▶ _Your goal_: Output the lines from the top of the entries below to the line with "plt.rcParams['font.family'] = ['Open", both included, exactly and without pictures.
++++ Dataset extract ++++
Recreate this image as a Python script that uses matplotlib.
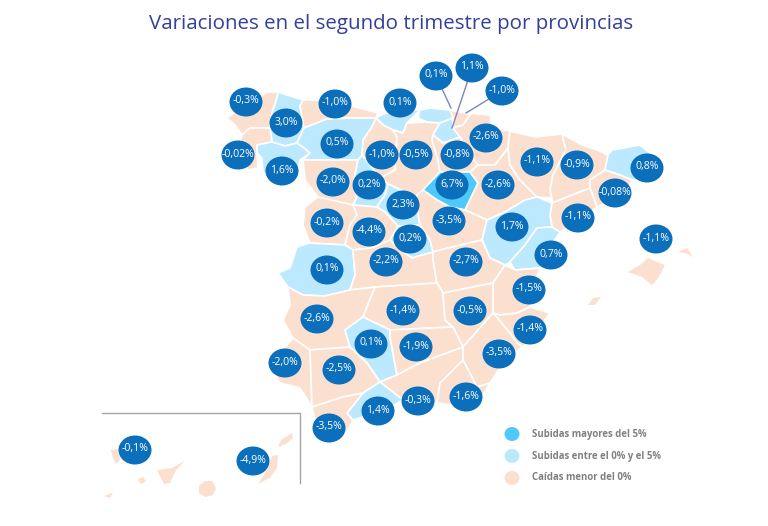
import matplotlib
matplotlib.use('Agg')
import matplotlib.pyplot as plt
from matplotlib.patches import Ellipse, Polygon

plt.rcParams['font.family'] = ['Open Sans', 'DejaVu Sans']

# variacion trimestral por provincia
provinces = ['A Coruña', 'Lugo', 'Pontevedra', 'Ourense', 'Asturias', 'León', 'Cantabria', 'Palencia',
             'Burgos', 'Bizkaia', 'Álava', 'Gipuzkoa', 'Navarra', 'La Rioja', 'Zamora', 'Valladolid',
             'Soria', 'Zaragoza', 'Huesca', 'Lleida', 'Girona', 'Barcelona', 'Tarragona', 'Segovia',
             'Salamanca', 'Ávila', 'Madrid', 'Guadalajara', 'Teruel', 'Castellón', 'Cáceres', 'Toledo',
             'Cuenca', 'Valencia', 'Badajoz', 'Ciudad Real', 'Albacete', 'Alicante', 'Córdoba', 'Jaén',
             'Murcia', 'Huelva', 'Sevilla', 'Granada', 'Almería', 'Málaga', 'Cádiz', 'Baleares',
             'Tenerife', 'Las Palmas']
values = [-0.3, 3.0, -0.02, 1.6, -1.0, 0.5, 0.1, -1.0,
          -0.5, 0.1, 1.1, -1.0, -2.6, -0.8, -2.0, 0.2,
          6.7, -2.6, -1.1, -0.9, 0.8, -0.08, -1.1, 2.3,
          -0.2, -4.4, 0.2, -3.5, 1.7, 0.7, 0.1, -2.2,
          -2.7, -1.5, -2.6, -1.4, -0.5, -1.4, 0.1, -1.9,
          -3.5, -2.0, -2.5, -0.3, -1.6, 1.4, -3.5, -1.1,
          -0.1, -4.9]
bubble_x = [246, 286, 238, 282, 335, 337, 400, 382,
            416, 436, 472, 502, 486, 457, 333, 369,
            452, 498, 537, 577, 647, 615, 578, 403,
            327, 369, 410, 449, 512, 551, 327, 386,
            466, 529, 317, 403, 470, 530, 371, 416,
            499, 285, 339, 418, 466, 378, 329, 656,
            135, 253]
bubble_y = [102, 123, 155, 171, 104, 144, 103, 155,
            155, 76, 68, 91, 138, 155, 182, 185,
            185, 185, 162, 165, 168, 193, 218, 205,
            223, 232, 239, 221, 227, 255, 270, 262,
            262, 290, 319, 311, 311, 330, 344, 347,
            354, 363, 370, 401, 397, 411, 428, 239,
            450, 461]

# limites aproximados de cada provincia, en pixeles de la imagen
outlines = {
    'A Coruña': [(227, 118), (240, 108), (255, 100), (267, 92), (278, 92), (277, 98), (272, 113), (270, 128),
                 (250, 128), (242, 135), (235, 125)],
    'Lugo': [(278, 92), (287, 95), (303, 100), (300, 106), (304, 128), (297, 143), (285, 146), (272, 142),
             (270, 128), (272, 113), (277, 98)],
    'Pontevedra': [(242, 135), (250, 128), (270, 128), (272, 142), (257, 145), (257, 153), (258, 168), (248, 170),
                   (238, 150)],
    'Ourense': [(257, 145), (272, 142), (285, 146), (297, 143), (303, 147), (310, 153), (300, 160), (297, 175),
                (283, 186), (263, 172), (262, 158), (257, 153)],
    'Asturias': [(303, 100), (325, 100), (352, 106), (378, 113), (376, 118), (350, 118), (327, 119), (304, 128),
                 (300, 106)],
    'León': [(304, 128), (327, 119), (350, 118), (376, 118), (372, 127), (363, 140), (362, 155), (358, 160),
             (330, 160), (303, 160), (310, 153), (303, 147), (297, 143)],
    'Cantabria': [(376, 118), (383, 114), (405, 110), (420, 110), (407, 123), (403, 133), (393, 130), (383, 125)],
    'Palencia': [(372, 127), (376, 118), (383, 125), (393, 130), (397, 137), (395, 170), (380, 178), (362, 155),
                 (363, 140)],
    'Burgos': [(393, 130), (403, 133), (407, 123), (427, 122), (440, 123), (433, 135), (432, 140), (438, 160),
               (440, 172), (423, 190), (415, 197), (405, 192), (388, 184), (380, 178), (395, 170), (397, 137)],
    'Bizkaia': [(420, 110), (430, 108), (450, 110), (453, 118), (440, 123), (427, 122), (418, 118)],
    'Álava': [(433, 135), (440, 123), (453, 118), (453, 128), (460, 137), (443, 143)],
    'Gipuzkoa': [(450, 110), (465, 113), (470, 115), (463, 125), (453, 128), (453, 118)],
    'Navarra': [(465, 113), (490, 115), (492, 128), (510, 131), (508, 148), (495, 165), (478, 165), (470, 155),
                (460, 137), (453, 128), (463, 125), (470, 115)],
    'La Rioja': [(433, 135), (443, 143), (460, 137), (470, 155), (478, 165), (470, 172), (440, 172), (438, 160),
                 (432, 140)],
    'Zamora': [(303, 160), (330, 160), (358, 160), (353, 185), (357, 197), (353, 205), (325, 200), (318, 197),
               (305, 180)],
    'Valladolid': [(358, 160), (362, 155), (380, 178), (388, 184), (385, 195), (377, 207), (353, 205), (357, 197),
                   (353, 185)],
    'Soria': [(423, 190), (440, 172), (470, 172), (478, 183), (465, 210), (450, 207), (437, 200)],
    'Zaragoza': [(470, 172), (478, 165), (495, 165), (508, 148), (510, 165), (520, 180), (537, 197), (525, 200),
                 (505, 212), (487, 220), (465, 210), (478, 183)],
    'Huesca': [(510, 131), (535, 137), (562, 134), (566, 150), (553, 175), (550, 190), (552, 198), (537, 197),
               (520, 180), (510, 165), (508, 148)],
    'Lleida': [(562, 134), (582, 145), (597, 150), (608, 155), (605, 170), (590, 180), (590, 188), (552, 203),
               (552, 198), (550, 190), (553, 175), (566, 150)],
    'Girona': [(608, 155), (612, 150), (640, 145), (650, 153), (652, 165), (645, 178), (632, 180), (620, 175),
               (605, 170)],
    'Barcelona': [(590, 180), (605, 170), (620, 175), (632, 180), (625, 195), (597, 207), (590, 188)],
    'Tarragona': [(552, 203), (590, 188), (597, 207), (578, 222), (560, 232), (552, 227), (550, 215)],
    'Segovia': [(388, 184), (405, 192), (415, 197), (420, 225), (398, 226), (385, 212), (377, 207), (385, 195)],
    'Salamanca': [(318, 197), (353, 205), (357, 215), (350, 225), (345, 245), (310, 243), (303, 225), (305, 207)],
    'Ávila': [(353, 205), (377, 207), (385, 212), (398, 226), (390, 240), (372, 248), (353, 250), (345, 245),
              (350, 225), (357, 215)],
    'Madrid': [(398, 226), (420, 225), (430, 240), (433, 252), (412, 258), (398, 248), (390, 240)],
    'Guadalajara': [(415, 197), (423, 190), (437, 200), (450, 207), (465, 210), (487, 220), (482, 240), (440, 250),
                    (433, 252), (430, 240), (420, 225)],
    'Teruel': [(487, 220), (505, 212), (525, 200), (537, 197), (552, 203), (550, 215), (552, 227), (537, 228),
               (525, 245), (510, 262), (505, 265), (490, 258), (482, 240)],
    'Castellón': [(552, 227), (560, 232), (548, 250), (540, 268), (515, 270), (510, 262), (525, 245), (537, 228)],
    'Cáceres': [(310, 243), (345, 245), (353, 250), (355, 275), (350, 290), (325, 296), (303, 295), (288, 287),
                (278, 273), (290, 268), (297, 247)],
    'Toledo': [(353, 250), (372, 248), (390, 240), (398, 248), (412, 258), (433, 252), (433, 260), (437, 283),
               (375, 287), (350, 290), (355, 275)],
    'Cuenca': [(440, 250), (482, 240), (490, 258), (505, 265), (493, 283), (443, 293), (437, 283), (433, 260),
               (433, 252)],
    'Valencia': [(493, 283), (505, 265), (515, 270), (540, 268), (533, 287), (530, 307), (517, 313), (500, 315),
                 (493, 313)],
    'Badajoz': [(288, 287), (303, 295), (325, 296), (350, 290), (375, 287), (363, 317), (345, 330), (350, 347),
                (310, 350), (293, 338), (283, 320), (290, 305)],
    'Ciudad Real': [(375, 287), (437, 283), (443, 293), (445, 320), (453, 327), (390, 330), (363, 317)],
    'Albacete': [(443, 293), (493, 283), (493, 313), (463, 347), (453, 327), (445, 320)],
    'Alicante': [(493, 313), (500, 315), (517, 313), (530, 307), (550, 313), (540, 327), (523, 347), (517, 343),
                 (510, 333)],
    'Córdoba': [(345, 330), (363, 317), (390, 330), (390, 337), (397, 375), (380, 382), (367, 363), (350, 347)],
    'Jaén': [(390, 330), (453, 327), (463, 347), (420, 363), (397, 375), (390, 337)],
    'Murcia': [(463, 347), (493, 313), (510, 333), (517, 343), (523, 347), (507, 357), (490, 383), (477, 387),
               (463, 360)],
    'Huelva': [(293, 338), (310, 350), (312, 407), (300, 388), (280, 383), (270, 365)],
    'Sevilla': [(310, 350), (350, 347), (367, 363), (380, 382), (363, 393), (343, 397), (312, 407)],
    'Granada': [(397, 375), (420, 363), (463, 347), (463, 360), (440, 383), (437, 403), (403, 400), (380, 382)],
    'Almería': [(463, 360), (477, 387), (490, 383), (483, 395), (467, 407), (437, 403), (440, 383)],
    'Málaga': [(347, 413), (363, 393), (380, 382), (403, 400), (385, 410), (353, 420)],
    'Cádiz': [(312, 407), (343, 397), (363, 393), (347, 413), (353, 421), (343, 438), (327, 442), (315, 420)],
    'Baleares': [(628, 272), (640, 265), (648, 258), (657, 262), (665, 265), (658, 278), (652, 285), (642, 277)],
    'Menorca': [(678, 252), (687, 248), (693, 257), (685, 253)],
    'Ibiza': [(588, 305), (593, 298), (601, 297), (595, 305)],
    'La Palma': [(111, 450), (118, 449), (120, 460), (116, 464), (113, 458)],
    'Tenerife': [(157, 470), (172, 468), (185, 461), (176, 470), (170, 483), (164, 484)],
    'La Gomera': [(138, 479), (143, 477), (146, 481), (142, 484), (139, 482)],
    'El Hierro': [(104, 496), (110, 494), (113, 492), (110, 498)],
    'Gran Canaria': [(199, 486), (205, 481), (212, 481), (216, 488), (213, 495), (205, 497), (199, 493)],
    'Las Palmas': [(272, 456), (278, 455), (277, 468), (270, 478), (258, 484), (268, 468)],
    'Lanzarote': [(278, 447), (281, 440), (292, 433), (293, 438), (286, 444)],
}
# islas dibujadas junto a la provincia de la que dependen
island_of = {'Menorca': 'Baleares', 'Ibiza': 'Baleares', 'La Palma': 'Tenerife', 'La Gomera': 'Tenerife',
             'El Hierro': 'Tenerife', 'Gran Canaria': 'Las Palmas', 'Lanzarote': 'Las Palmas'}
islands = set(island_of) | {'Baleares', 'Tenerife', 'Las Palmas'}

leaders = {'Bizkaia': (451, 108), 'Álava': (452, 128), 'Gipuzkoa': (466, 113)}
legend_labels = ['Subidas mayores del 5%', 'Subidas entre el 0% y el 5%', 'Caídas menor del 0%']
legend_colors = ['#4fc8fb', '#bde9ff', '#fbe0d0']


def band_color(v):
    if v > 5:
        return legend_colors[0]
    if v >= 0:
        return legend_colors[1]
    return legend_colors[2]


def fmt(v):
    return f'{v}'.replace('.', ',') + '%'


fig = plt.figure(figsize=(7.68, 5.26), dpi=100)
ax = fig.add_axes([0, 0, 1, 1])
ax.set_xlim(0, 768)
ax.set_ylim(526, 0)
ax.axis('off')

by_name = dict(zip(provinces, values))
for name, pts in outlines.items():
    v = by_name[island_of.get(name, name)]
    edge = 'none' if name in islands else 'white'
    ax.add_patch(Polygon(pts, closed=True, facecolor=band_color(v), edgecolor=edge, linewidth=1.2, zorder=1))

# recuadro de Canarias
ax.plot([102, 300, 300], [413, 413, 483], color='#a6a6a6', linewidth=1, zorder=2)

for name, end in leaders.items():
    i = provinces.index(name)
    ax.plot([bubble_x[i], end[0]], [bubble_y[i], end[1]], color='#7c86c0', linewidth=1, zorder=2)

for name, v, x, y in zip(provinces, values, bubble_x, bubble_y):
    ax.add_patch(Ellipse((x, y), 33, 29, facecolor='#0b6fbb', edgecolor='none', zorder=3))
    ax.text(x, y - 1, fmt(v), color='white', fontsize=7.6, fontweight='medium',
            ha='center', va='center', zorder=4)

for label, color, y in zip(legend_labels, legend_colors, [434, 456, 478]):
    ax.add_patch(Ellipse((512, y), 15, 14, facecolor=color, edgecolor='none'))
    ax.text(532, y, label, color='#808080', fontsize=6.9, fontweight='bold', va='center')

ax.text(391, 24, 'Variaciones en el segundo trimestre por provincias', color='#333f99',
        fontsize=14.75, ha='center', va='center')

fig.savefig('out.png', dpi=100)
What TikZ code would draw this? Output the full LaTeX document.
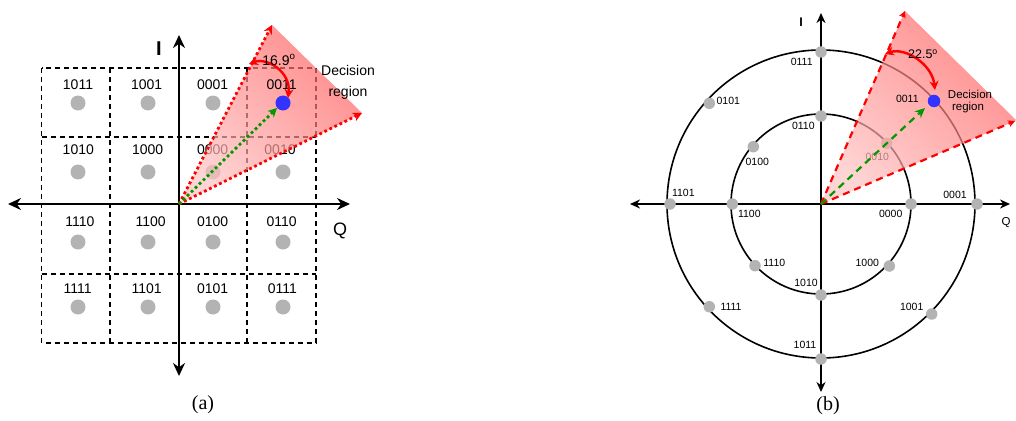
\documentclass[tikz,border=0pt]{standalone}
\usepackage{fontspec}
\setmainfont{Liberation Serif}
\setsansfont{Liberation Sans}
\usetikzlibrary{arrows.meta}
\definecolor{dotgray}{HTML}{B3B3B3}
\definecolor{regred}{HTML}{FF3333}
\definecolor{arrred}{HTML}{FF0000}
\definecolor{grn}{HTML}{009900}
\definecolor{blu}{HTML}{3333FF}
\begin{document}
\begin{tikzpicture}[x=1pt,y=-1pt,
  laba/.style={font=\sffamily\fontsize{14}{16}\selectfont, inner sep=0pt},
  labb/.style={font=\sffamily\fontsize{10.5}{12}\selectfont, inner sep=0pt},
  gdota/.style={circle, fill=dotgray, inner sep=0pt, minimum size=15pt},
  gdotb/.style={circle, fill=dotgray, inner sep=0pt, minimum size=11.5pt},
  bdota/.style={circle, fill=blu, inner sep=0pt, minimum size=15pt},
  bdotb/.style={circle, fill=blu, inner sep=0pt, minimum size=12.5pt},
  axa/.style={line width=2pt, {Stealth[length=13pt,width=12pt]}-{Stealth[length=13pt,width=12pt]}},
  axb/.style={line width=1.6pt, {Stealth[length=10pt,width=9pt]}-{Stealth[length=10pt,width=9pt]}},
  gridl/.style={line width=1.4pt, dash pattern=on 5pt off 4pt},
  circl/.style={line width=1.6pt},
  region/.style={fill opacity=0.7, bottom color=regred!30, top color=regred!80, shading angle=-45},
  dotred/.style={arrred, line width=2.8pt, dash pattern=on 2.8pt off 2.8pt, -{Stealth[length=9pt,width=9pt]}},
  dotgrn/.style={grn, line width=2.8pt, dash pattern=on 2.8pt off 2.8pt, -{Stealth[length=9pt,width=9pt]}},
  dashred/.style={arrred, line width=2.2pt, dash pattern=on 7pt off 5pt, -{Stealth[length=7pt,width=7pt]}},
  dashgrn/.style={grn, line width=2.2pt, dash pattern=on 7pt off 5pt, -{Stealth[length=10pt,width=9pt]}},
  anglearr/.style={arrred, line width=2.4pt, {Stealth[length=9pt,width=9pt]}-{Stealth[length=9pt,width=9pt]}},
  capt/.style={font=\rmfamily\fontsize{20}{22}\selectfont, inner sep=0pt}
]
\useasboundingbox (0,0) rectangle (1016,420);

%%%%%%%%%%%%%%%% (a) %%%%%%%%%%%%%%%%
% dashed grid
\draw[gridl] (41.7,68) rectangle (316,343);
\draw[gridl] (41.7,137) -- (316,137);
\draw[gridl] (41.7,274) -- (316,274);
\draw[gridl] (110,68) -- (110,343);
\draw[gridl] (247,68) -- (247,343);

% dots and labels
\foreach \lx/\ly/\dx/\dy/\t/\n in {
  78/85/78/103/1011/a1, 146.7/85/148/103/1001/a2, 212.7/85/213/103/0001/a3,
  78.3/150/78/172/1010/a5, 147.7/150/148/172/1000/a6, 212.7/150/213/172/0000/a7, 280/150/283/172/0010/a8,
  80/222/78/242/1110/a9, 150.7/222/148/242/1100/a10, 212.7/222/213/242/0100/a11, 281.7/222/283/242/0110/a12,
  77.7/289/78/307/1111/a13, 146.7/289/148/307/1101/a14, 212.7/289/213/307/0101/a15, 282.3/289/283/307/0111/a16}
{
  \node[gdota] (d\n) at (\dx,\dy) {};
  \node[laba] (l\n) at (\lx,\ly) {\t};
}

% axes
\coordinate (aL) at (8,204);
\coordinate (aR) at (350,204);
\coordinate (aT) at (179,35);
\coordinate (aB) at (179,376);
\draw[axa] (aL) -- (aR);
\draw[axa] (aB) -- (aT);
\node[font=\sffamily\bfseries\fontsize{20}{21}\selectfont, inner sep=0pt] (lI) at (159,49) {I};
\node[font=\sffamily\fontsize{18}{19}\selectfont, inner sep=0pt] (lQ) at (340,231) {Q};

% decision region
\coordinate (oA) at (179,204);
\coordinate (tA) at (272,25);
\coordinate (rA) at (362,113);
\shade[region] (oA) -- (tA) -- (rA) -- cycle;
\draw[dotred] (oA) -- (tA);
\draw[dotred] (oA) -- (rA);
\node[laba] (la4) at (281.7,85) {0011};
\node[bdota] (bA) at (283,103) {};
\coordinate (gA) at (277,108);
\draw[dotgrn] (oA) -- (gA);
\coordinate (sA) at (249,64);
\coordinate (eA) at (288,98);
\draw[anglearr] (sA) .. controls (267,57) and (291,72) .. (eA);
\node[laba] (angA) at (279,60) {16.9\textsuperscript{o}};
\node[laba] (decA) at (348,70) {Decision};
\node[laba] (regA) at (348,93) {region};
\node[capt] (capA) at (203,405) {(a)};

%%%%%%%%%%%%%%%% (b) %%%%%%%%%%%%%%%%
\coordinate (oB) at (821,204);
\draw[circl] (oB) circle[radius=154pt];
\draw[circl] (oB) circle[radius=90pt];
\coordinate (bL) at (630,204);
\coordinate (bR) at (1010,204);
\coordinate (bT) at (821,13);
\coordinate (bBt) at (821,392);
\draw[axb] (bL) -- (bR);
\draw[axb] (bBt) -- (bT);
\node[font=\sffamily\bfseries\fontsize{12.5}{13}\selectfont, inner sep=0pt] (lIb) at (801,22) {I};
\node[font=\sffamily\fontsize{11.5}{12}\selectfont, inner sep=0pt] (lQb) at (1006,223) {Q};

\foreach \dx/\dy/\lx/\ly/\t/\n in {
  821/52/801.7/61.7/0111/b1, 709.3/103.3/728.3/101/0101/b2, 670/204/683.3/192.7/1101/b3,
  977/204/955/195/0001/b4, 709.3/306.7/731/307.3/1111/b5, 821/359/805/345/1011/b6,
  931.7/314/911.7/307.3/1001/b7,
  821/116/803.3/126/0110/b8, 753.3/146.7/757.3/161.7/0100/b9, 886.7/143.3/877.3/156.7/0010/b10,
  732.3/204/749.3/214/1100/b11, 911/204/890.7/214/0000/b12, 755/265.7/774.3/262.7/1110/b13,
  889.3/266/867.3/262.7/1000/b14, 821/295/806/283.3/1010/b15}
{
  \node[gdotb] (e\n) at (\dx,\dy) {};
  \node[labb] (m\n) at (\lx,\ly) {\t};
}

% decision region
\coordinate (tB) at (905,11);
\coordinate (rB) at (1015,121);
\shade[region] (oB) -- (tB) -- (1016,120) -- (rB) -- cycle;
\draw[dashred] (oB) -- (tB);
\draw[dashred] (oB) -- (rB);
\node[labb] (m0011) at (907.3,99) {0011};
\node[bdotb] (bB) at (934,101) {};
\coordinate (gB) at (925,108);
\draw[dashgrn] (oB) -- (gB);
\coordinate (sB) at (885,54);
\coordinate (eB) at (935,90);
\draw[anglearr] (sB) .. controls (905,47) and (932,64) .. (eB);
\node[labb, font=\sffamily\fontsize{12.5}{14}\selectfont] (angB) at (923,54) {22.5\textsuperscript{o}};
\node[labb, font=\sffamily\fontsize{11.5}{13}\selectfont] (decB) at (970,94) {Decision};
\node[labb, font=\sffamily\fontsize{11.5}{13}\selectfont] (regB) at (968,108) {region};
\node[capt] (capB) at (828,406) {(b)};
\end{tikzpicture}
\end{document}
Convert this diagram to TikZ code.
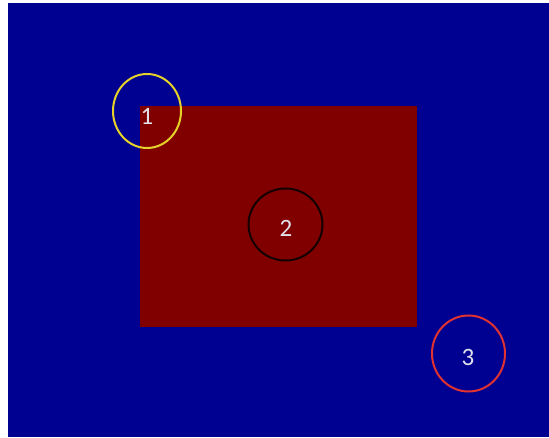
++++
▶ _Written reply_:
Recreate this image as a Python script that uses matplotlib.
import matplotlib
matplotlib.use('Agg')
import matplotlib.pyplot as plt
from matplotlib.patches import Ellipse, Polygon

plt.rcParams['font.family'] = ['Open Sans', 'DejaVu Sans']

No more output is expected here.